Entanglement Spectrum for the XY Model in One Dimension

TL;DR

This paper derives the exact entanglement spectrum of a large block in the ground state of the 1D XY spin chain, revealing a geometric sequence of eigenvalues and their degeneracies, depending on magnetic field and anisotropy.

Contribution

It provides an exact analytical derivation of the entanglement spectrum for the XY model, including eigenvalues and degeneracies, using modular functions and Renyi entropy.

Findings

Eigenvalues form an exact geometric sequence.

Degeneracy of eigenvalues increases sub-exponentially.
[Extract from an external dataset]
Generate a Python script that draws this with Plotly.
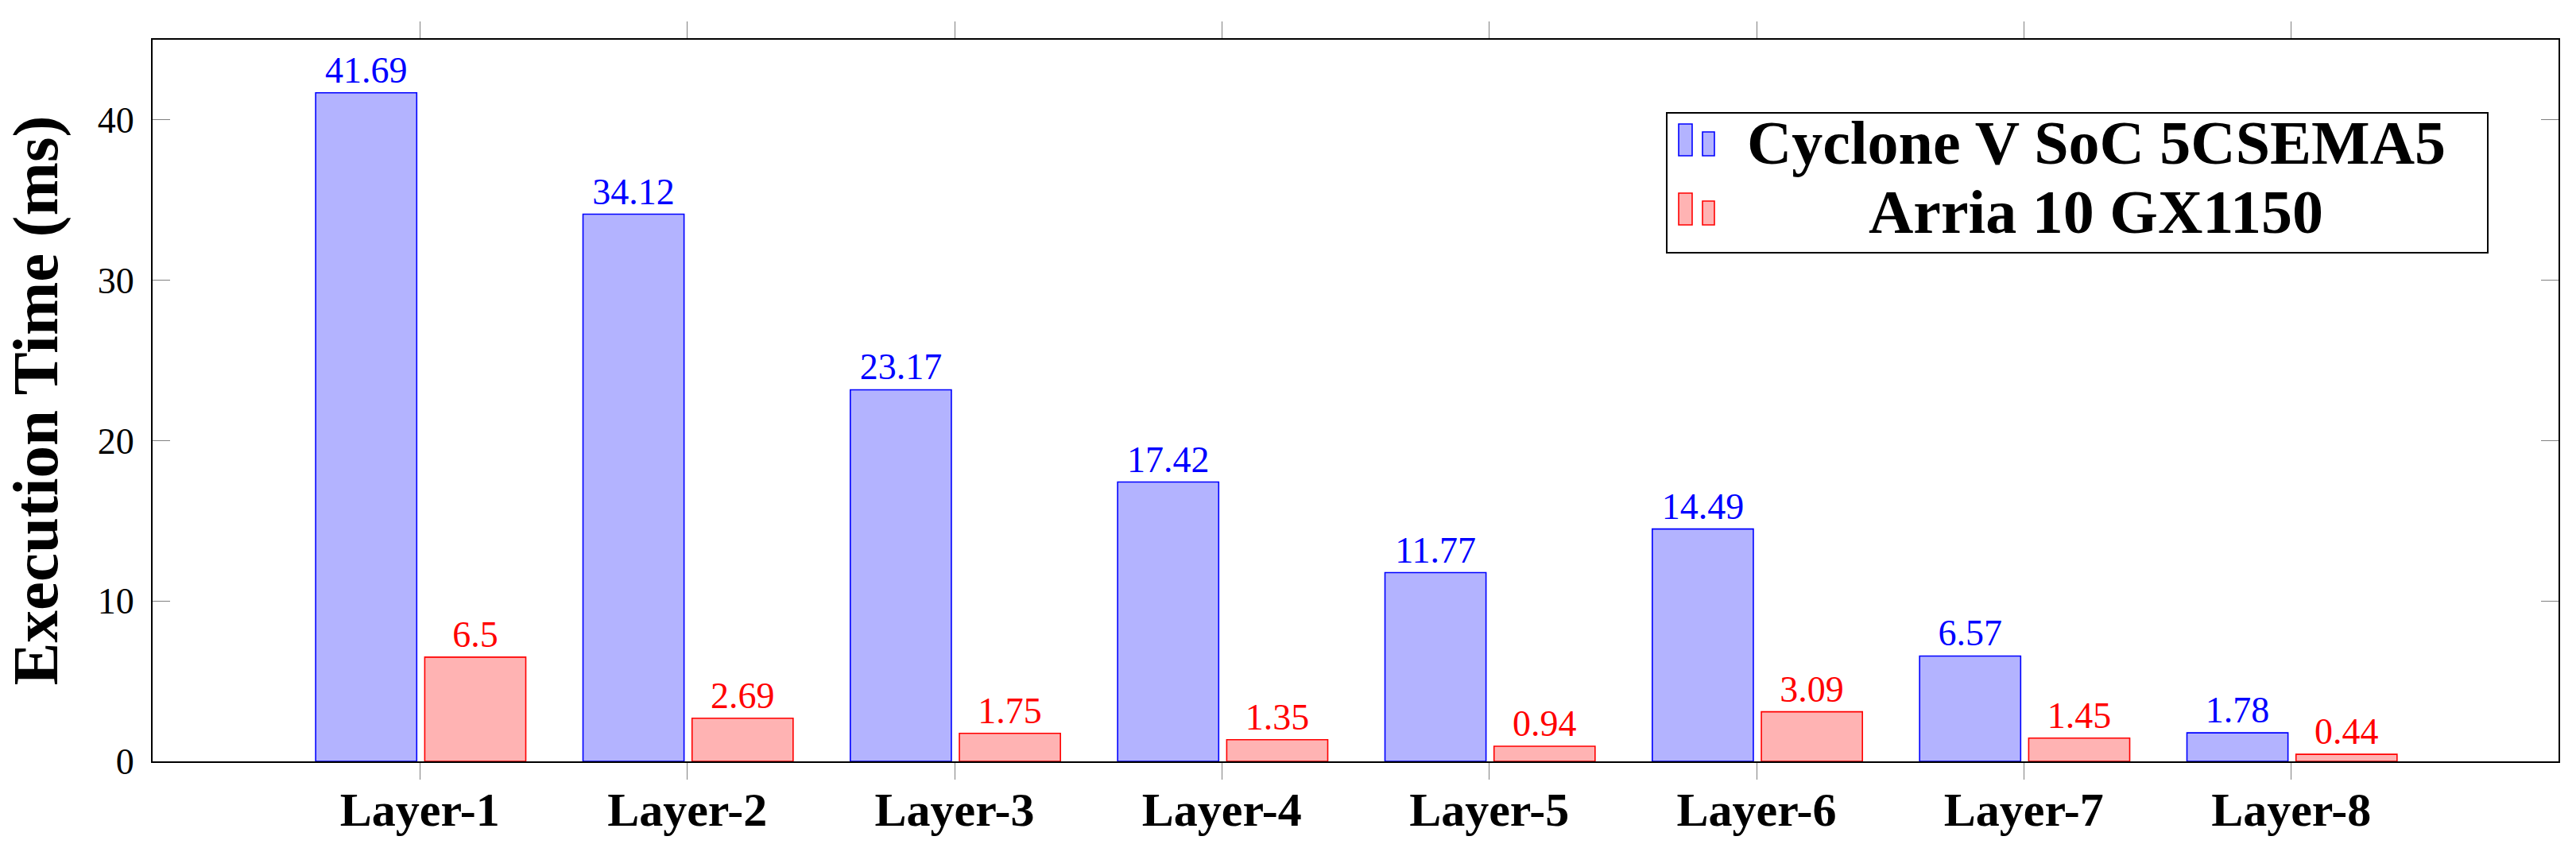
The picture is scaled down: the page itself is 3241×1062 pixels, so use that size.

Spectrum depends on magnetic field and anisotropy.

Abstract

We consider the reduced density matrix of a large block of consecutive spins in the ground states of the XY spin chain on an infinite lattice. We derive the spectrum of the density matrix using the expression of the Renyi entropy in terms of modular functions. The eigenvalues \lambda_n form an exact geometric sequence. For example, for strong magnetic field \lambda_n = C \exp{(-\pi \tau_0 n)}, here \tau_0>0 and C > 0 depend on the anisotropy and the magnetic field. Different eigenvalues are degenerated differently. The largest eigenvalue is unique, but the degeneracy g_n increases sub-exponentially as eigenvalues diminish: g_n \sim \exp{(\pi \sqrt{n/3})}. For weak magnetic field expressions are similar.